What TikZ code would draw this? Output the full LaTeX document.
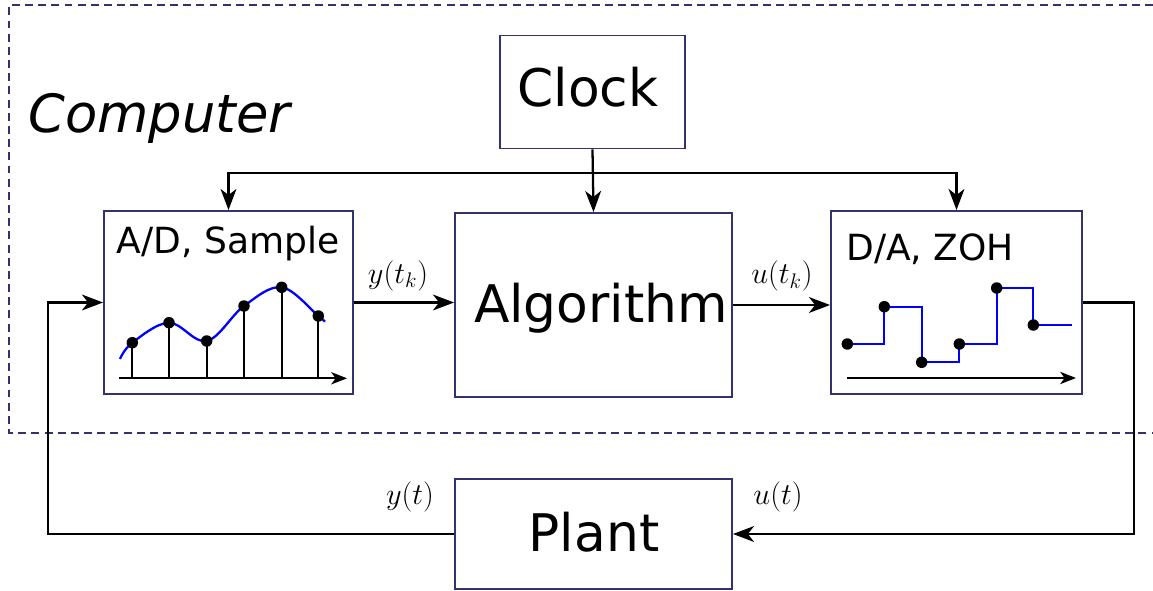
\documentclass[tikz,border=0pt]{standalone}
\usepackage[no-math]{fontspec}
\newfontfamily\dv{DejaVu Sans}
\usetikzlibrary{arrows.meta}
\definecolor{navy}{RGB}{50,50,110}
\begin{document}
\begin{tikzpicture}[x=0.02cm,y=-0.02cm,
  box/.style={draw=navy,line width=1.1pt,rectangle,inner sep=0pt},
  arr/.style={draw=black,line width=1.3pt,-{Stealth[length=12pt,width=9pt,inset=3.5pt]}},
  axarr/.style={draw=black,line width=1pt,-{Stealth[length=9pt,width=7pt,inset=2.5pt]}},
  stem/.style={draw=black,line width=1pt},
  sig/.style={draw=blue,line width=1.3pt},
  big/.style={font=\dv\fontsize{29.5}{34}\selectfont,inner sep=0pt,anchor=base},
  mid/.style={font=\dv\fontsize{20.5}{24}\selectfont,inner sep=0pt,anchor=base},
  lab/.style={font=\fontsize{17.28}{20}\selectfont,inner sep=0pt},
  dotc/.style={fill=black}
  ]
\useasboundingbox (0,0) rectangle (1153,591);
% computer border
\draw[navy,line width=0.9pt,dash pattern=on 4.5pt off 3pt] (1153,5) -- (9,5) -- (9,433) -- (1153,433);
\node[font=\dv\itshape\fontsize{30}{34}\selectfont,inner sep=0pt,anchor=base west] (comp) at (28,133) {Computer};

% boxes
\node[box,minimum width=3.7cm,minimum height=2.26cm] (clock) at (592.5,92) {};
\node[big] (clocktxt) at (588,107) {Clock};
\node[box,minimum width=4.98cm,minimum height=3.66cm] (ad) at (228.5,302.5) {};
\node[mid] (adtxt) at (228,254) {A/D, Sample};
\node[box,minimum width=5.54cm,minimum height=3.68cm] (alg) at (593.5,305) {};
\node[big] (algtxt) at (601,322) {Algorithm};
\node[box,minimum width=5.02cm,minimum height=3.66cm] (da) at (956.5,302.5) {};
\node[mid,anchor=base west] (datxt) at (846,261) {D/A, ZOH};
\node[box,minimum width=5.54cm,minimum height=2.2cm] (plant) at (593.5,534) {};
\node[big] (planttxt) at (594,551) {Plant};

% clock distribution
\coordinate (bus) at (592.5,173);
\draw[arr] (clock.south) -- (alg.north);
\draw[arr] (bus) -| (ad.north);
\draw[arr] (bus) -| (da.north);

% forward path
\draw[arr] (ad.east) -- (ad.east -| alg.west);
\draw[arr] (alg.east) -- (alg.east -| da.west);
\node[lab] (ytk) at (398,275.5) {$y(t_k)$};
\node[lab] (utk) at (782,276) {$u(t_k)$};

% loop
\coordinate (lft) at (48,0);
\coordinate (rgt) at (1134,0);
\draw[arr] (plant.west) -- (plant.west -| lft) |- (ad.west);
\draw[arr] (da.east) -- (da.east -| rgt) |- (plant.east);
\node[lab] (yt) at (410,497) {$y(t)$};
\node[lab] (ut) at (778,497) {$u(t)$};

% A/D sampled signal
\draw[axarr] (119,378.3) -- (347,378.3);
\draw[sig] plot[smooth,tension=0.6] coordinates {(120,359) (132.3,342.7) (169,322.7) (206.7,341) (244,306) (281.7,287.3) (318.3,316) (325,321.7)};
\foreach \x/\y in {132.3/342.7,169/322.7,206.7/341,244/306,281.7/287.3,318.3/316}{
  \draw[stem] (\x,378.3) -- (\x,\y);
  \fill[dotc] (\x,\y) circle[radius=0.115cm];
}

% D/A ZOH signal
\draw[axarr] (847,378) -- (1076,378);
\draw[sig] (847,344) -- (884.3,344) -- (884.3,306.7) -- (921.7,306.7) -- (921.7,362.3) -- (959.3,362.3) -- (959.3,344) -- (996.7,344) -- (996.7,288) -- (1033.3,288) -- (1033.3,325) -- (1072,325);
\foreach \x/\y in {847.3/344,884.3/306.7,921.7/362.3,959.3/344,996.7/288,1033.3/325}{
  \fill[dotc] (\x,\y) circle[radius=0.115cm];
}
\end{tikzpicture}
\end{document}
--
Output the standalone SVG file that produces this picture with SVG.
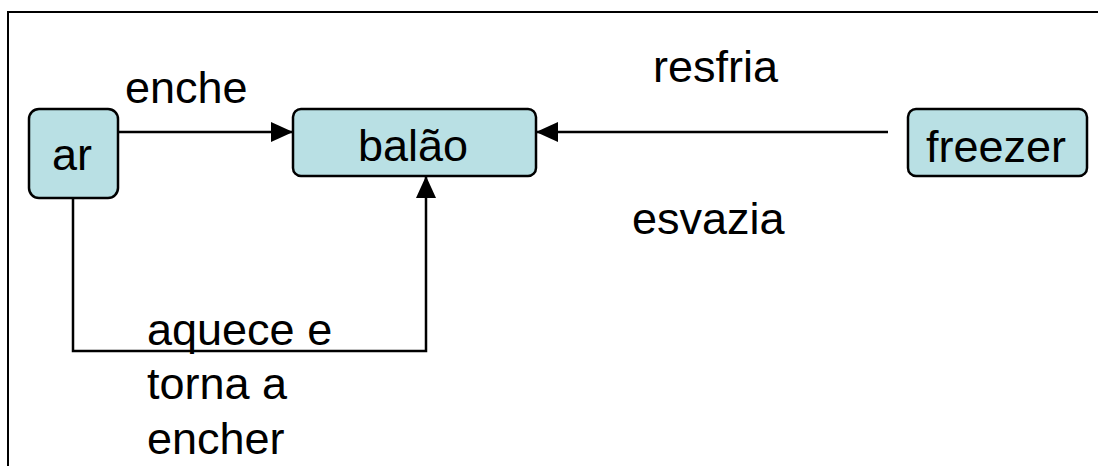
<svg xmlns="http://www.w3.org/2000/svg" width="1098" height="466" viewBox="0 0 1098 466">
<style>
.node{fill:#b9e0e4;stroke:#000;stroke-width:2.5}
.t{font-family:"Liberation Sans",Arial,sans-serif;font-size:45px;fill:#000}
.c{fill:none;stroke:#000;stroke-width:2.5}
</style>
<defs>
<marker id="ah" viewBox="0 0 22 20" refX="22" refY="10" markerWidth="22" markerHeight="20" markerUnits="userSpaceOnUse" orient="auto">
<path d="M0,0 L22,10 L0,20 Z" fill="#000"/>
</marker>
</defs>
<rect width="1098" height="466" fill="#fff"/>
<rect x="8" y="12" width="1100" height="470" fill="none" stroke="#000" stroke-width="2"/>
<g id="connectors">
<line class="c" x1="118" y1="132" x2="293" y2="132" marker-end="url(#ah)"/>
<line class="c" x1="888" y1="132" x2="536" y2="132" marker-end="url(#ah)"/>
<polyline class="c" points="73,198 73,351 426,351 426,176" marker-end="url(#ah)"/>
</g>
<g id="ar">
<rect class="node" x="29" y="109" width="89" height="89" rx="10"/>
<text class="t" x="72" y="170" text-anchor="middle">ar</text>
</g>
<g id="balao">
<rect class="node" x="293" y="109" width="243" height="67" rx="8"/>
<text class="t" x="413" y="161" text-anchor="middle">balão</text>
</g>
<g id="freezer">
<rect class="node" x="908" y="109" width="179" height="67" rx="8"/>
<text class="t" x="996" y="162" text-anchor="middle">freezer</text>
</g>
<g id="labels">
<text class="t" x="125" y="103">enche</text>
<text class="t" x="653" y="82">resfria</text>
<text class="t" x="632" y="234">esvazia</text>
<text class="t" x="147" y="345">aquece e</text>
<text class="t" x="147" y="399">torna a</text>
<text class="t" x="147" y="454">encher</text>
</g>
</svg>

_The exercise_:
Pick out every line above that contains the word "this" and copy it.

_Result_:
What TikZ code would draw this? Output the full LaTeX document.
Output the standalone SVG file that produces this picture with SVG.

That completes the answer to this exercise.